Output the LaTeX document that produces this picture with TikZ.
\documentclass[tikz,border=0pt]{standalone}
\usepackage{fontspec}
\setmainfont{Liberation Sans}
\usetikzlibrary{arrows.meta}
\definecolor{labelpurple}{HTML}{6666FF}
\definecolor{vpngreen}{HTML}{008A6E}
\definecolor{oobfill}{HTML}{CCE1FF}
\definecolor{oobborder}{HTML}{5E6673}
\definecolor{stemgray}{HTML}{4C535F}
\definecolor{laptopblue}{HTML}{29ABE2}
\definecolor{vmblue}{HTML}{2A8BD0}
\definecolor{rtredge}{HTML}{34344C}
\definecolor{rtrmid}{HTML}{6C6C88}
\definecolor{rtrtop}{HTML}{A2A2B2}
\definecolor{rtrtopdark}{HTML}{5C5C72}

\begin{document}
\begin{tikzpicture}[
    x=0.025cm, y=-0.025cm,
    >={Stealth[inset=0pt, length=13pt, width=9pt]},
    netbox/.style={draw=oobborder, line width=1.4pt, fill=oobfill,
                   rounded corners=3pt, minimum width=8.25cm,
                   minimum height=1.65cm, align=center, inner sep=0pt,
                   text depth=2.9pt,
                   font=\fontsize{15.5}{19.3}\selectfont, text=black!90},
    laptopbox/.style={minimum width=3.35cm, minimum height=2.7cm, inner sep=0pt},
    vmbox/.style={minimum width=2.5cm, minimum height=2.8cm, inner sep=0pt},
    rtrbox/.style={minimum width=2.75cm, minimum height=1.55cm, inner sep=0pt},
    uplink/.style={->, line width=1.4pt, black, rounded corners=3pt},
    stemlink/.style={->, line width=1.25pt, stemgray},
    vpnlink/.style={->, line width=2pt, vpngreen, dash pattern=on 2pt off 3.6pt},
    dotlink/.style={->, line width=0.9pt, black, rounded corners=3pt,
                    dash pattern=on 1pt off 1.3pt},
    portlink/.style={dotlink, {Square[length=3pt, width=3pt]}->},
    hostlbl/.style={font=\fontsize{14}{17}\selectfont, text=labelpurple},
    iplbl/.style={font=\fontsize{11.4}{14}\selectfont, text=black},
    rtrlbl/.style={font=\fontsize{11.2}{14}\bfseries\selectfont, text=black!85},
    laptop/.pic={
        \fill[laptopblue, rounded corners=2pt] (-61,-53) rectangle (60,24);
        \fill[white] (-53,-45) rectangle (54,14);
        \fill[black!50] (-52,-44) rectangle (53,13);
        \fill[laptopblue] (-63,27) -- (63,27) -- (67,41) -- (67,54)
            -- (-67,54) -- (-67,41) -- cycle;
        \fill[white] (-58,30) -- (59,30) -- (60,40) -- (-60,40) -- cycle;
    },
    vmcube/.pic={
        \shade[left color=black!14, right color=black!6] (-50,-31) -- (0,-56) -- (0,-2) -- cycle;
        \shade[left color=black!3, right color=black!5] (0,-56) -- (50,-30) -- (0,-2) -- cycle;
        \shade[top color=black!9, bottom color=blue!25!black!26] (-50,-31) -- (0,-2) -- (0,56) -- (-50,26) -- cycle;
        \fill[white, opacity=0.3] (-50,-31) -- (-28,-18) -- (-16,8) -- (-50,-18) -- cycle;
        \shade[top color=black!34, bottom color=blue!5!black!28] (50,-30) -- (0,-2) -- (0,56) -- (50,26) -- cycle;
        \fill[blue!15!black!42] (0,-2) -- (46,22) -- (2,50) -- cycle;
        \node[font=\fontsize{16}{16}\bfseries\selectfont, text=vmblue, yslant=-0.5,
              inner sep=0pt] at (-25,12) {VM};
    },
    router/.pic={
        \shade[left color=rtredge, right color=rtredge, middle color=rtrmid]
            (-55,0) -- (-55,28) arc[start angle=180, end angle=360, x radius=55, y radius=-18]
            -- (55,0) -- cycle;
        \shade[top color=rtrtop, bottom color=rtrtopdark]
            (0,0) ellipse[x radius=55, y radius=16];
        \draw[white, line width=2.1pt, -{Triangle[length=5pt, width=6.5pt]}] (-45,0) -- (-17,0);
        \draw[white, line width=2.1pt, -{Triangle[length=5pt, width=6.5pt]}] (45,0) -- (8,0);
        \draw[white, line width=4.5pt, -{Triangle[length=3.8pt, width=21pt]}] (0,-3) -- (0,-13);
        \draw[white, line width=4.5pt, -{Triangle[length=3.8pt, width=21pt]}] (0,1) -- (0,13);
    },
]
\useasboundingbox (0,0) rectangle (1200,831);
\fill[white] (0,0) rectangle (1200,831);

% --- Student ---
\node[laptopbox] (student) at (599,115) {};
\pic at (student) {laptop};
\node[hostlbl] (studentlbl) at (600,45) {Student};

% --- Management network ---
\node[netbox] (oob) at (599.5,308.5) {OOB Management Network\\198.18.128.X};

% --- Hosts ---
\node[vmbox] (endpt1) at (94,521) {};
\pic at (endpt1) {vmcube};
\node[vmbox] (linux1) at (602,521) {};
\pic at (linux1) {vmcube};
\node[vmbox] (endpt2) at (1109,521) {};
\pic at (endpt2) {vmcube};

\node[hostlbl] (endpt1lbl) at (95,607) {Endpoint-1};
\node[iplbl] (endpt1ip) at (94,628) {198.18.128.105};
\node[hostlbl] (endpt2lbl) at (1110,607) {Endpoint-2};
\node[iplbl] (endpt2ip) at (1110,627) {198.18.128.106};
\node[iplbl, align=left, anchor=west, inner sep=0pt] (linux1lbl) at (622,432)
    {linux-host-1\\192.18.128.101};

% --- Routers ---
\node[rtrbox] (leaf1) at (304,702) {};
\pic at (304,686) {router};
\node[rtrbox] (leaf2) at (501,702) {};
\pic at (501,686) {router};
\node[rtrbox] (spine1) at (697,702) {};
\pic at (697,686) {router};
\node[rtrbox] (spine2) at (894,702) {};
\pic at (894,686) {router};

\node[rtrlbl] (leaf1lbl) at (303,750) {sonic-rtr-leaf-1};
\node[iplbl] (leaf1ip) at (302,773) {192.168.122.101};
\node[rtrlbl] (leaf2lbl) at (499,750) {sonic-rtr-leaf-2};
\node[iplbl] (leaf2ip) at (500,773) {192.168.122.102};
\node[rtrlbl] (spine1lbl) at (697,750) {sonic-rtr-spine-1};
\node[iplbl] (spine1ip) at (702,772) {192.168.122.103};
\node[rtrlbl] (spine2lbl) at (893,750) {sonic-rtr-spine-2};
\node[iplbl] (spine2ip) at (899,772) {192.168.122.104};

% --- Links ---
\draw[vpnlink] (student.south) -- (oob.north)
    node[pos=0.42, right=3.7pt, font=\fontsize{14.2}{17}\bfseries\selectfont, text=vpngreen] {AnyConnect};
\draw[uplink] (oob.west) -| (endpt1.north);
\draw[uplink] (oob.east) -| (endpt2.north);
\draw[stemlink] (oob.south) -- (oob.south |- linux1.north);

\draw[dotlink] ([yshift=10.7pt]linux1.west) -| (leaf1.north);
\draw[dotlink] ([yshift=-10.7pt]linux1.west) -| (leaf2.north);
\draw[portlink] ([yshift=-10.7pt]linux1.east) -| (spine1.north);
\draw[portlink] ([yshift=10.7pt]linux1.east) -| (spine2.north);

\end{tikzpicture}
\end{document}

-------

Written problem → Each line of the listing should be echoed back exactly.

Written solution →
Output the LaTeX document that produces this picture with TikZ.
\documentclass[tikz,border=0pt]{standalone}
\usepackage{fontspec}
\setmainfont{Liberation Sans}
\usetikzlibrary{arrows.meta}
\definecolor{labelpurple}{HTML}{6666FF}
\definecolor{vpngreen}{HTML}{008A6E}
\definecolor{oobfill}{HTML}{CCE1FF}
\definecolor{oobborder}{HTML}{5E6673}
\definecolor{stemgray}{HTML}{4C535F}
\definecolor{laptopblue}{HTML}{29ABE2}
\definecolor{vmblue}{HTML}{2A8BD0}
\definecolor{rtredge}{HTML}{34344C}
\definecolor{rtrmid}{HTML}{6C6C88}
\definecolor{rtrtop}{HTML}{A2A2B2}
\definecolor{rtrtopdark}{HTML}{5C5C72}

\begin{document}
\begin{tikzpicture}[
    x=0.025cm, y=-0.025cm,
    >={Stealth[inset=0pt, length=13pt, width=9pt]},
    netbox/.style={draw=oobborder, line width=1.4pt, fill=oobfill,
                   rounded corners=3pt, minimum width=8.25cm,
                   minimum height=1.65cm, align=center, inner sep=0pt,
                   text depth=2.9pt,
                   font=\fontsize{15.5}{19.3}\selectfont, text=black!90},
    laptopbox/.style={minimum width=3.35cm, minimum height=2.7cm, inner sep=0pt},
    vmbox/.style={minimum width=2.5cm, minimum height=2.8cm, inner sep=0pt},
    rtrbox/.style={minimum width=2.75cm, minimum height=1.55cm, inner sep=0pt},
    uplink/.style={->, line width=1.4pt, black, rounded corners=3pt},
    stemlink/.style={->, line width=1.25pt, stemgray},
    vpnlink/.style={->, line width=2pt, vpngreen, dash pattern=on 2pt off 3.6pt},
    dotlink/.style={->, line width=0.9pt, black, rounded corners=3pt,
                    dash pattern=on 1pt off 1.3pt},
    portlink/.style={dotlink, {Square[length=3pt, width=3pt]}->},
    hostlbl/.style={font=\fontsize{14}{17}\selectfont, text=labelpurple},
    iplbl/.style={font=\fontsize{11.4}{14}\selectfont, text=black},
    rtrlbl/.style={font=\fontsize{11.2}{14}\bfseries\selectfont, text=black!85},
    laptop/.pic={
        \fill[laptopblue, rounded corners=2pt] (-61,-53) rectangle (60,24);
        \fill[white] (-53,-45) rectangle (54,14);
        \fill[black!50] (-52,-44) rectangle (53,13);
        \fill[laptopblue] (-63,27) -- (63,27) -- (67,41) -- (67,54)
            -- (-67,54) -- (-67,41) -- cycle;
        \fill[white] (-58,30) -- (59,30) -- (60,40) -- (-60,40) -- cycle;
    },
    vmcube/.pic={
        \shade[left color=black!14, right color=black!6] (-50,-31) -- (0,-56) -- (0,-2) -- cycle;
        \shade[left color=black!3, right color=black!5] (0,-56) -- (50,-30) -- (0,-2) -- cycle;
        \shade[top color=black!9, bottom color=blue!25!black!26] (-50,-31) -- (0,-2) -- (0,56) -- (-50,26) -- cycle;
        \fill[white, opacity=0.3] (-50,-31) -- (-28,-18) -- (-16,8) -- (-50,-18) -- cycle;
        \shade[top color=black!34, bottom color=blue!5!black!28] (50,-30) -- (0,-2) -- (0,56) -- (50,26) -- cycle;
        \fill[blue!15!black!42] (0,-2) -- (46,22) -- (2,50) -- cycle;
        \node[font=\fontsize{16}{16}\bfseries\selectfont, text=vmblue, yslant=-0.5,
              inner sep=0pt] at (-25,12) {VM};
    },
    router/.pic={
        \shade[left color=rtredge, right color=rtredge, middle color=rtrmid]
            (-55,0) -- (-55,28) arc[start angle=180, end angle=360, x radius=55, y radius=-18]
            -- (55,0) -- cycle;
        \shade[top color=rtrtop, bottom color=rtrtopdark]
            (0,0) ellipse[x radius=55, y radius=16];
        \draw[white, line width=2.1pt, -{Triangle[length=5pt, width=6.5pt]}] (-45,0) -- (-17,0);
        \draw[white, line width=2.1pt, -{Triangle[length=5pt, width=6.5pt]}] (45,0) -- (8,0);
        \draw[white, line width=4.5pt, -{Triangle[length=3.8pt, width=21pt]}] (0,-3) -- (0,-13);
        \draw[white, line width=4.5pt, -{Triangle[length=3.8pt, width=21pt]}] (0,1) -- (0,13);
    },
]
\useasboundingbox (0,0) rectangle (1200,831);
\fill[white] (0,0) rectangle (1200,831);

% --- Student ---
\node[laptopbox] (student) at (599,115) {};
\pic at (student) {laptop};
\node[hostlbl] (studentlbl) at (600,45) {Student};

% --- Management network ---
\node[netbox] (oob) at (599.5,308.5) {OOB Management Network\\198.18.128.X};

% --- Hosts ---
\node[vmbox] (endpt1) at (94,521) {};
\pic at (endpt1) {vmcube};
\node[vmbox] (linux1) at (602,521) {};
\pic at (linux1) {vmcube};
\node[vmbox] (endpt2) at (1109,521) {};
\pic at (endpt2) {vmcube};

\node[hostlbl] (endpt1lbl) at (95,607) {Endpoint-1};
\node[iplbl] (endpt1ip) at (94,628) {198.18.128.105};
\node[hostlbl] (endpt2lbl) at (1110,607) {Endpoint-2};
\node[iplbl] (endpt2ip) at (1110,627) {198.18.128.106};
\node[iplbl, align=left, anchor=west, inner sep=0pt] (linux1lbl) at (622,432)
    {linux-host-1\\192.18.128.101};

% --- Routers ---
\node[rtrbox] (leaf1) at (304,702) {};
\pic at (304,686) {router};
\node[rtrbox] (leaf2) at (501,702) {};
\pic at (501,686) {router};
\node[rtrbox] (spine1) at (697,702) {};
\pic at (697,686) {router};
\node[rtrbox] (spine2) at (894,702) {};
\pic at (894,686) {router};

\node[rtrlbl] (leaf1lbl) at (303,750) {sonic-rtr-leaf-1};
\node[iplbl] (leaf1ip) at (302,773) {192.168.122.101};
\node[rtrlbl] (leaf2lbl) at (499,750) {sonic-rtr-leaf-2};
\node[iplbl] (leaf2ip) at (500,773) {192.168.122.102};
\node[rtrlbl] (spine1lbl) at (697,750) {sonic-rtr-spine-1};
\node[iplbl] (spine1ip) at (702,772) {192.168.122.103};
\node[rtrlbl] (spine2lbl) at (893,750) {sonic-rtr-spine-2};
\node[iplbl] (spine2ip) at (899,772) {192.168.122.104};

% --- Links ---
\draw[vpnlink] (student.south) -- (oob.north)
    node[pos=0.42, right=3.7pt, font=\fontsize{14.2}{17}\bfseries\selectfont, text=vpngreen] {AnyConnect};
\draw[uplink] (oob.west) -| (endpt1.north);
\draw[uplink] (oob.east) -| (endpt2.north);
\draw[stemlink] (oob.south) -- (oob.south |- linux1.north);

\draw[dotlink] ([yshift=10.7pt]linux1.west) -| (leaf1.north);
\draw[dotlink] ([yshift=-10.7pt]linux1.west) -| (leaf2.north);
\draw[portlink] ([yshift=-10.7pt]linux1.east) -| (spine1.north);
\draw[portlink] ([yshift=10.7pt]linux1.east) -| (spine2.north);

\end{tikzpicture}
\end{document}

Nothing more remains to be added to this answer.